Print the entries below word for word; the pictures stay out of your copy.

[Given information start]

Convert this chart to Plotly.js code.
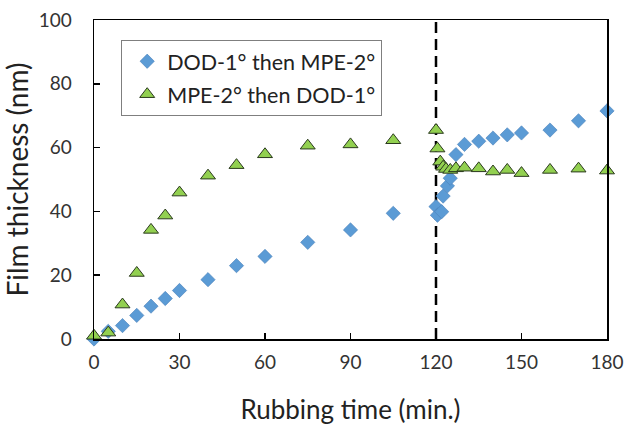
<!DOCTYPE html>
<html>
<head>
<meta charset="utf-8">
<script src="https://cdn.plot.ly/plotly-3.0.1.min.js"></script>
<style>html,body{margin:0;padding:0;background:#fff;}#chart{width:627px;height:425px;}</style>
</head>
<body>
<div id="chart"></div>
<script>
const seriesNames = ["DOD-1° then MPE-2°", "MPE-2° then DOD-1°"];
const timeDOD = [0,5,10,15,20,25,30,40,50,60,75,90,105,120,120.5,122,122.5,124,125,127,130,135,140,145,150,160,170,180];
const thickDOD = [0,2.4,4.2,7.4,10.3,12.7,15.2,18.6,23,25.9,30.3,34.2,39.4,41.5,38.8,39.9,44.8,48,50.4,57.8,61,62,63,64,64.6,65.5,68.4,71.5];
const timeMPE = [0,5,10,15,20,25,30,40,50,60,75,90,105,120,120.5,121.5,122.5,123.5,125,127,130,135,140,145,150,160,170,180];
const thickMPE = [1,2,10.8,20.7,34.2,38.7,45.9,51.2,54.5,57.9,60.6,61,62.3,65.5,59.7,55.6,54,53.3,53,53.5,53.7,53.5,52.5,53,52,53,53.4,52.8];
const xTicks = [0,30,60,90,120,150,180];
const yTicks = [0,20,40,60,80,100];
const switchTime = 120;

const FONT = "Lato, 'Open Sans', sans-serif";

const traces = [
  {
    x: timeDOD, y: thickDOD, name: seriesNames[0], type: "scatter", mode: "markers",
    legendgroup: "a", cliponaxis: false,
    marker: {symbol: "diamond", size: 11, color: "#5B9BD5", line: {color: "#4a80b8", width: 0.6}}
  },
  {
    x: timeMPE, y: thickMPE, name: seriesNames[1], type: "scatter", mode: "markers",
    legendgroup: "b", cliponaxis: false,
    marker: {symbol: "triangle-up", size: 13, color: "#92D050", line: {color: "#2b3a1e", width: 1}}
  }
];

const layout = {
  width: 627, height: 425,
  margin: {l: 94, r: 20, t: 20, b: 86},
  paper_bgcolor: "#fff", plot_bgcolor: "#fff",
  font: {family: FONT, size: 19, color: "#222"},
  showlegend: true,
  legend: {
    x: 0.053, y: 0.938, xanchor: "left", yanchor: "top",
    bgcolor: "#fff", bordercolor: "#7f7f7f", borderwidth: 1,
    font: {family: FONT, size: 21.5, color: "#222"},
    tracegroupgap: 2, itemwidth: 30, indentation: 5
  },
  xaxis: {
    range: [0, 180], tickvals: xTicks, ticktext: xTicks.map(String),
    ticks: "inside", ticklen: 6, tickwidth: 1.5, tickcolor: "#000",
    showline: true, linecolor: "#000", linewidth: 1.5, mirror: true,
    showgrid: false, zeroline: false, ticklabelstandoff: 6,
    tickfont: {family: FONT, size: 19, color: "#333"},
    title: {text: "Rubbing time (min.)", font: {family: FONT, size: 26, color: "#222"}, standoff: 29}
  },
  yaxis: {
    range: [0, 100], tickvals: yTicks, ticktext: yTicks.map(String),
    ticks: "inside", ticklen: 6, tickwidth: 1.5, tickcolor: "#000",
    showline: true, linecolor: "#000", linewidth: 1.5, mirror: true,
    showgrid: false, zeroline: false, ticklabelstandoff: 17,
    tickfont: {family: FONT, size: 19, color: "#333"},
    title: {text: "Film thickness (nm)", font: {family: FONT, size: 28, color: "#222"}, standoff: 3}
  },
  shapes: [{
    type: "line", xref: "x", yref: "y", x0: switchTime, x1: switchTime, y0: 0, y1: 100,
    line: {color: "#000", width: 2.5, dash: "11px,6px"}, layer: "below"
  }]
};

Plotly.newPlot("chart", traces, layout, {displayModeBar: false, staticPlot: true});
</script>
</body>
</html>
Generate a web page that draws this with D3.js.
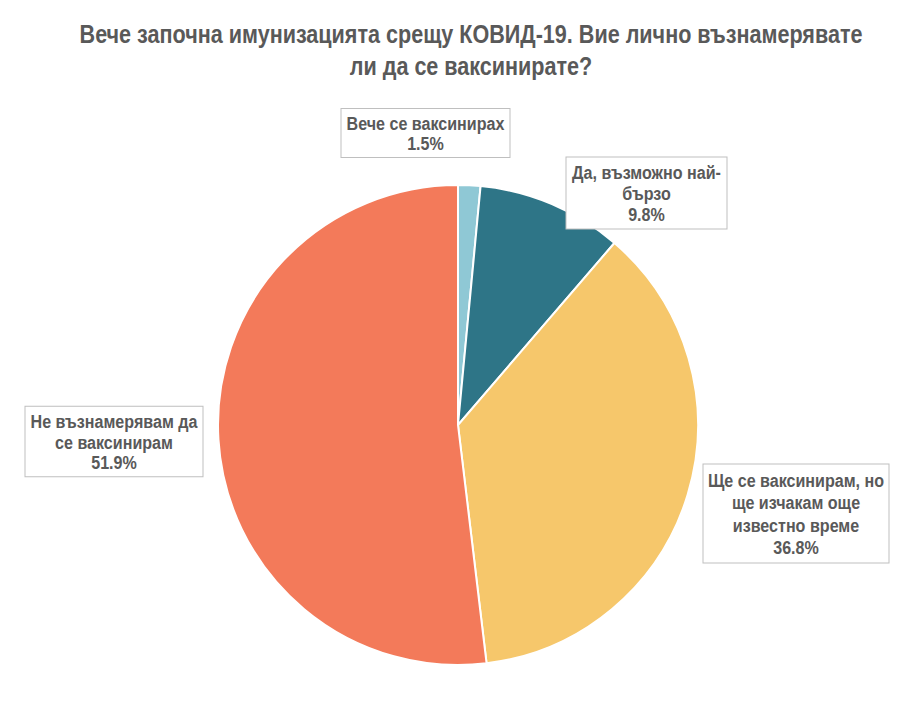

[Given information end]

#### [Answer below]
Convert this chart to Plotly.js code.
<!DOCTYPE html>
<html>
<head>
<meta charset="utf-8">
<script src="https://cdn.plot.ly/plotly-3.0.1.min.js"></script>
<style>html,body{margin:0;padding:0;background:#fff;}#chart{width:627px;height:425px;}</style>
</head>
<body>
<div id="chart"></div>
<script>
const seriesNames = ["DOD-1° then MPE-2°", "MPE-2° then DOD-1°"];
const timeDOD = [0,5,10,15,20,25,30,40,50,60,75,90,105,120,120.5,122,122.5,124,125,127,130,135,140,145,150,160,170,180];
const thickDOD = [0,2.4,4.2,7.4,10.3,12.7,15.2,18.6,23,25.9,30.3,34.2,39.4,41.5,38.8,39.9,44.8,48,50.4,57.8,61,62,63,64,64.6,65.5,68.4,71.5];
const timeMPE = [0,5,10,15,20,25,30,40,50,60,75,90,105,120,120.5,121.5,122.5,123.5,125,127,130,135,140,145,150,160,170,180];
const thickMPE = [1,2,10.8,20.7,34.2,38.7,45.9,51.2,54.5,57.9,60.6,61,62.3,65.5,59.7,55.6,54,53.3,53,53.5,53.7,53.5,52.5,53,52,53,53.4,52.8];
const xTicks = [0,30,60,90,120,150,180];
const yTicks = [0,20,40,60,80,100];
const switchTime = 120;

const FONT = "Lato, 'Open Sans', sans-serif";

const traces = [
  {
    x: timeDOD, y: thickDOD, name: seriesNames[0], type: "scatter", mode: "markers",
    legendgroup: "a", cliponaxis: false,
    marker: {symbol: "diamond", size: 11, color: "#5B9BD5", line: {color: "#4a80b8", width: 0.6}}
  },
  {
    x: timeMPE, y: thickMPE, name: seriesNames[1], type: "scatter", mode: "markers",
    legendgroup: "b", cliponaxis: false,
    marker: {symbol: "triangle-up", size: 13, color: "#92D050", line: {color: "#2b3a1e", width: 1}}
  }
];

const layout = {
  width: 627, height: 425,
  margin: {l: 94, r: 20, t: 20, b: 86},
  paper_bgcolor: "#fff", plot_bgcolor: "#fff",
  font: {family: FONT, size: 19, color: "#222"},
  showlegend: true,
  legend: {
    x: 0.053, y: 0.938, xanchor: "left", yanchor: "top",
    bgcolor: "#fff", bordercolor: "#7f7f7f", borderwidth: 1,
    font: {family: FONT, size: 21.5, color: "#222"},
    tracegroupgap: 2, itemwidth: 30, indentation: 5
  },
  xaxis: {
    range: [0, 180], tickvals: xTicks, ticktext: xTicks.map(String),
    ticks: "inside", ticklen: 6, tickwidth: 1.5, tickcolor: "#000",
    showline: true, linecolor: "#000", linewidth: 1.5, mirror: true,
    showgrid: false, zeroline: false, ticklabelstandoff: 6,
    tickfont: {family: FONT, size: 19, color: "#333"},
    title: {text: "Rubbing time (min.)", font: {family: FONT, size: 26, color: "#222"}, standoff: 29}
  },
  yaxis: {
    range: [0, 100], tickvals: yTicks, ticktext: yTicks.map(String),
    ticks: "inside", ticklen: 6, tickwidth: 1.5, tickcolor: "#000",
    showline: true, linecolor: "#000", linewidth: 1.5, mirror: true,
    showgrid: false, zeroline: false, ticklabelstandoff: 17,
    tickfont: {family: FONT, size: 19, color: "#333"},
    title: {text: "Film thickness (nm)", font: {family: FONT, size: 28, color: "#222"}, standoff: 3}
  },
  shapes: [{
    type: "line", xref: "x", yref: "y", x0: switchTime, x1: switchTime, y0: 0, y1: 100,
    line: {color: "#000", width: 2.5, dash: "11px,6px"}, layer: "below"
  }]
};

Plotly.newPlot("chart", traces, layout, {displayModeBar: false, staticPlot: true});
</script>
</body>
</html>
Generate a web page that draws this with D3.js.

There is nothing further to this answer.